After opener with Tribe, Swisher heads back to Arizona

After opener with Tribe, Swisher heads back to Arizona

HOUSTON -- Nick Swisher swung at a batting-practice fastball and sent it soaring over the right-field wall at Minute Maid Park prior to the Indians' Opening Day clash with the Astros on Monday. The baseball caromed off the facing of the ballpark's second deck, providing a glimpse into how the veteran is feeling right now.

Swisher just has to wait a little longer before he can step into the batter's box in a game again. After spending Opening Day with his Cleveland teammates, the outfielder will return to Arizona on Tuesday to resume his rehab from the August surgery he underwent for both knees.

"He's doing pretty well," Indians manager Terry Francona said. "He's done a really good job of being so consistent on everything we've asked him to do."

Francona noted that the 34-year-old Swisher, who is currently on the 15-day disabled list, will have meetings on Wednesday at the Tribe's spring complex to go over the next steps in his comeback.
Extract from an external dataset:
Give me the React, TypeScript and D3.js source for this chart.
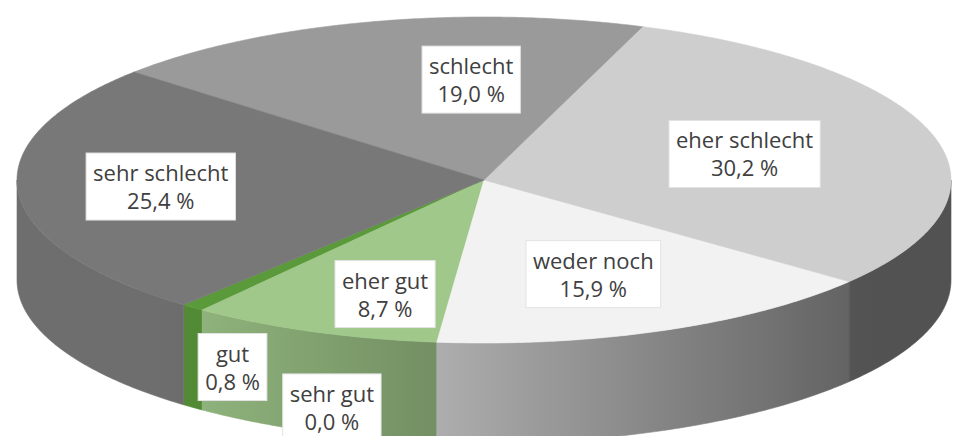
import * as d3 from "d3";
import { useEffect, useRef } from "react";

// answers, in data order (drawn counter-clockwise from the first slice)
const categories = [
  "sehr gut",
  "gut",
  "eher gut",
  "weder noch",
  "eher schlecht",
  "schlecht",
  "sehr schlecht",
];
const values = [0.0, 0.8, 8.7, 15.9, 30.2, 19.0, 25.4];

const topColors = [
  "#6aa84f",
  "#5b9a3a",
  "#a0c88a",
  "#f2f2f2",
  "#cecece",
  "#9a9a9a",
  "#787878",
];

// manual label drags, like in the original workbook
const labelNudge: [number, number][] = [
  [34, 150],
  [-71, 108],
  [7, 20],
  [-3, 1],
  [-18, 1.5],
  [59, -2.5],
  [-34.5, -1],
];

const W = 956;
const H = 436;

const App = () => {
  const svgRef = useRef<SVGSVGElement>(null);

  useEffect(() => {
    const svg = d3.select(svgRef.current);
    svg.selectAll("*").remove();

    const cx = 484;
    const cy = 180;
    const rx = 467;
    const ry = 163;
    const depth = 100;
    const deg = Math.PI / 180;
    const firstAngle = 220 * deg;

    const arcs = d3
      .pie<number>()
      .sort(null)
      .startAngle(firstAngle)
      .endAngle(firstAngle - 2 * Math.PI)(values);

    const pt = (a: number, dy = 0): [number, number] => [
      cx + rx * Math.sin(a),
      cy - ry * Math.cos(a) + dy,
    ];
    const sample = (a0: number, a1: number) => {
      const n = Math.max(2, Math.ceil(Math.abs(a1 - a0) / (0.5 * deg)));
      return d3.range(n + 1).map((i) => a0 + ((a1 - a0) * i) / n);
    };
    const line = d3.line();

    // side lighting: light from the left, darker to the right
    const shade = d3.scaleLinear().domain([202, 858]).range([0.89, 0.404]);
    const defs = svg.append("defs");
    arcs.forEach((_, i) => {
      const grad = defs
        .append("linearGradient")
        .attr("id", `rim-${i}`)
        .attr("gradientUnits", "userSpaceOnUse")
        .attr("x1", cx - rx)
        .attr("x2", cx + rx)
        .attr("y1", 0)
        .attr("y2", 0);
      const base = d3.rgb(topColors[i]);
      d3.range(0, 1.0001, 0.05).forEach((t) => {
        const x = cx - rx + 2 * rx * t;
        const k = Math.max(0.4, Math.min(0.92, shade(x)));
        grad
          .append("stop")
          .attr("offset", t)
          .attr("stop-color", d3.rgb(base.r * k, base.g * k, base.b * k).formatHex());
      });
    });

    // front rim
    const windows = [
      [90 * deg, 270 * deg],
      [-270 * deg, -90 * deg],
    ];
    const rim = svg.append("g");
    arcs.forEach((d, i) => {
      const lo = Math.min(d.startAngle, d.endAngle);
      const hi = Math.max(d.startAngle, d.endAngle);
      windows.forEach(([w0, w1]) => {
        const s = Math.max(lo, w0);
        const e = Math.min(hi, w1);
        if (e - s <= 0) return;
        const top = sample(s, e).map((a) => pt(a));
        const bottom = sample(e, s).map((a) => pt(a, depth));
        rim
          .append("path")
          .attr("d", line([...top, ...bottom]) + "Z")
          .attr("fill", `url(#rim-${i})`)
          .attr("stroke", `url(#rim-${i})`)
          .attr("stroke-width", 0.6);
      });
    });

    // top faces
    const topFace = svg.append("g");
    arcs.forEach((d, i) => {
      if (d.value === 0) return;
      const lo = Math.min(d.startAngle, d.endAngle);
      const hi = Math.max(d.startAngle, d.endAngle);
      const pts: [number, number][] = [[cx, cy], ...sample(lo, hi).map((a) => pt(a))];
      topFace
        .append("path")
        .attr("d", line(pts) + "Z")
        .attr("fill", topColors[i])
        .attr("stroke", topColors[i])
        .attr("stroke-width", 0.6);
    });

    // data labels
    const fmt = (v: number) => `${v.toFixed(1).replace(".", ",")} %`;
    const labels = svg
      .append("g")
      .style("font-family", "'Open Sans', sans-serif")
      .style("font-size", "22px");
    arcs.forEach((d, i) => {
      const mid = (d.startAngle + d.endAngle) / 2;
      const lx = cx + 0.62 * rx * Math.sin(mid) + labelNudge[i][0];
      const ly = cy - 0.62 * ry * Math.cos(mid) + labelNudge[i][1];
      const g = labels.append("g").attr("transform", `translate(${lx},${ly})`);
      const lines = [categories[i], fmt(values[i])];
      const texts = g
        .selectAll("text")
        .data(lines)
        .enter()
        .append("text")
        .attr("x", 0)
        .attr("y", (_, j) => -5.5 + j * 28)
        .attr("text-anchor", "middle")
        .style("fill", "#404040")
        .text((t) => t);
      let maxW = 0;
      texts.each(function () {
        maxW = Math.max(maxW, (this as SVGTextElement).getComputedTextLength());
      });
      const bw = maxW + 14;
      g.insert("rect", "text")
        .attr("x", -bw / 2)
        .attr("y", -33.5)
        .attr("width", bw)
        .attr("height", 67)
        .attr("fill", "#ffffff")
        .attr("stroke", "#e2e2e2")
        .attr("stroke-width", 1);
    });
  }, []);

  return (
    <svg
      ref={svgRef}
      width={W}
      height={H}
      style={{ position: "absolute", left: 0, top: 0, background: "#fff" }}
    />
  );
};

export default App;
Swisher will continue to play in extended spring games in Arizona, leading up to a Minor League rehab assignment closer to Cleveland (likely within the next few weeks).

There is no established timetable for Swisher's return, though.

The Indians' hope is that Swisher will be able to handle playing in the outfield -- not just serve as a designated hitter -- before he is activated. Cleveland also wants to make sure he responds well to playing in consecutive games in the Minor Leagues before he rejoins the Major League team.

Last season, Swisher played through discomfort in his legs for most of the season, resulting in a .208 average to go along with eight homers and 42 RBIs in only 97 games for the Tribe. He had surgery on each knee on Aug. 20 and spent the bulk of Spring Training going through a gradual rehab program.

Francona felt it was important to have Swisher on hand for Monday's Opening Day festivities.

"I thought it would be meaningful to him," Francona said. "I just thought that he's been working on that agility field pretty much more than anything, and he hasn't been around the guys all that much. I just thought that it would be meaningful to him and, I think after talking to him, it was."